Ken Clarke warns MPs off rejecting prisoner vote plan
- Published
Justice Secretary Ken Clarke has warned MPs against voting down plans to allow some prisoners the right to vote.
He said ministers had to obey the law - the European Court of Human Rights ruled in 2005 the UK's blanket ban on prisoner voting was unlawful.
Mr Clarke told the BBC there had been some "over-excitement" about the story and most prisoners would not bother to vote anyway.
Next week MPs will debate the plans. Many Tory MPs have threatened to rebel.
The debate was secured by senior Conservative backbencher David Davis and former Labour cabinet minister Jack Straw who convinced a new Commons committee to allow a vote on the issue.
Mr Clarke said nobody wanted to give lots of prisoners the right to vote, but the government had to obey the rule of law.
Asked what the government would do if it lost the vote, Mr Clarke told BBC Radio 4's World at One: "I shall ask anybody who thinks they are going to drive to that particular point how they are going to explain to their constituents that, at a time like this, we're spending money on compensating prisoners for a right that they probably wouldn't bother to exercise if we gave it to them.
"I wish to get out of this with the minimum damage and I think there's a certain amount of over-excitement surrounding it. I would have left things as they were.
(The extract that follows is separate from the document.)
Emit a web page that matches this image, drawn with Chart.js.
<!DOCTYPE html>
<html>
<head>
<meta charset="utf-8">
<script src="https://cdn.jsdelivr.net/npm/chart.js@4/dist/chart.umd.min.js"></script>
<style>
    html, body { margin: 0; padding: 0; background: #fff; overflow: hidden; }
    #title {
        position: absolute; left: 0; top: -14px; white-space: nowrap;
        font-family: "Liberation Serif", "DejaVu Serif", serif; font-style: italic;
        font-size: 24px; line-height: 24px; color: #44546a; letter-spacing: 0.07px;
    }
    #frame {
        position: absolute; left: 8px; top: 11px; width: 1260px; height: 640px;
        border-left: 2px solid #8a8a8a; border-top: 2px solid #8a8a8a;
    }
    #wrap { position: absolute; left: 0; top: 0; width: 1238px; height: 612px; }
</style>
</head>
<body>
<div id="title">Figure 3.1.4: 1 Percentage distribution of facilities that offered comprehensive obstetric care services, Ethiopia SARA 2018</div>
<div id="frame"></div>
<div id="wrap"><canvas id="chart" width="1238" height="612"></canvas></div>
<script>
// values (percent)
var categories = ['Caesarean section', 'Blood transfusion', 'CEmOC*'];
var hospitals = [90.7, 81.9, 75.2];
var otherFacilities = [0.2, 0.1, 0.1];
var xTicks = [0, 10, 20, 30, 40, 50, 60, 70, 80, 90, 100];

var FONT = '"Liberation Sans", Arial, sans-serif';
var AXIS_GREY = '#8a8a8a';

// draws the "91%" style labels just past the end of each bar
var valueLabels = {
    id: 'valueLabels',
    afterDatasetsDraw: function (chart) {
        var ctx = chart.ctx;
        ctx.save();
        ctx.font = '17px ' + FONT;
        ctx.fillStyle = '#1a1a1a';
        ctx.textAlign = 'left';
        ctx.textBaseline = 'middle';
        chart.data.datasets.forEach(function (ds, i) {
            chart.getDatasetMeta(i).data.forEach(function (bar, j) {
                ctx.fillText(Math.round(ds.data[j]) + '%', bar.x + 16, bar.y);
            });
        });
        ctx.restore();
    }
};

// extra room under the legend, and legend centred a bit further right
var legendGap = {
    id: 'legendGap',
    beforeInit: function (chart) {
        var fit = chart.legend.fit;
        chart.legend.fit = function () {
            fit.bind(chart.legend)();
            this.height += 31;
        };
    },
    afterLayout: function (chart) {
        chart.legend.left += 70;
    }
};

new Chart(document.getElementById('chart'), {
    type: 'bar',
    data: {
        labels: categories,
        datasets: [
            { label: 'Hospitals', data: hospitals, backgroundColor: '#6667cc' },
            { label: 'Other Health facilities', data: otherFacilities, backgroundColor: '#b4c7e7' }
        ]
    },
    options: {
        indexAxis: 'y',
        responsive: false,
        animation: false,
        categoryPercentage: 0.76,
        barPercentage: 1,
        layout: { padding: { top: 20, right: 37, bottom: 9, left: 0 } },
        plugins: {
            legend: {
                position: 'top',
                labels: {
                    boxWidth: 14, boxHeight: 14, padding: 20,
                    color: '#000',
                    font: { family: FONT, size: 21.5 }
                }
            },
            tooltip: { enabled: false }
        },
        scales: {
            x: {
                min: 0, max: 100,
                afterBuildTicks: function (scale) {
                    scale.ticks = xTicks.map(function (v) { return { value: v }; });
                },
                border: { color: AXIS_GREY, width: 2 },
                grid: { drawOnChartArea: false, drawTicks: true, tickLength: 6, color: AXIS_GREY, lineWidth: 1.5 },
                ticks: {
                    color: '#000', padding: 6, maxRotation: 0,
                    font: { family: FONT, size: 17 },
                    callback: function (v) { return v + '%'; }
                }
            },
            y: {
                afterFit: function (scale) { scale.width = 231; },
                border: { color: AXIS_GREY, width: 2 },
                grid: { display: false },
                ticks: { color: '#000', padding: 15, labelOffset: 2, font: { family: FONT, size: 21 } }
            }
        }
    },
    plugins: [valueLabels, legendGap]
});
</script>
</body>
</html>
We shall do the minimum that we have to to comply with judgements against us."
'Crisis created'
The row over prisoners voting in the UK has dragged on since 2005 after the European Court of Human Rights said that the UK's blanket ban was unlawful.
In June the Council of Europe, an inter-governmental organisation that oversees and enforces rulings made by the ECHR, urged the coalition to act.
The government argues it has been advised that, unless the law is changed, it could face compensation claims from prisoners costing well over £100m. It has proposed giving the vote to those sentenced to a year or less.
But many Conservative MPs are annoyed, not only at the idea of giving the vote to prisoners but at the power of the ECHR.
Mr Davis, a former shadow home secretary and Tory leadership contender, said a "crisis" had been created "by the court extending its own power, trying to overrule, in effect, a parliament".
And Mr Straw, who delayed responding to the ruling when he was the responsible minister under Gordon Brown, has denied trying to cause trouble for the government. He said the ECHR had argued there had been no substantive debate on the policy - and he was calling for that debate now.
On Tuesday, lawyers giving evidence to a Commons committee suggested the right would have to be extended to give prisoners in Scotland and Wales the right to vote in May's elections - ministers had thought it only applied to Westminster and European Parliament elections.
Asked whether prisoners would get to vote in the devolved elections, Mr Clarke said the government would "have to see what the courts decide".
"Our proposal is not to, but we'll have to see what the adjudication is... let's wait for the outcome. What we have to do is do the minimum necessary to comply with our legal obligations."
Asked about next week's debate in the Commons, he said: "I hope people will take on board that we do have the rule of law here, what the government actually proposes has to be consistent with the law. Nobody wants to give large numbers of prisoners the vote so we will do the minimum necessary to avoid further chaos.
"What we don't want is more and more prisoners getting more and more legal aid and starting to be paid compensation because the House of Commons won't bring itself to face up to what every disappointed litigant has to do - that it's got to do what the courts have ordered it to do."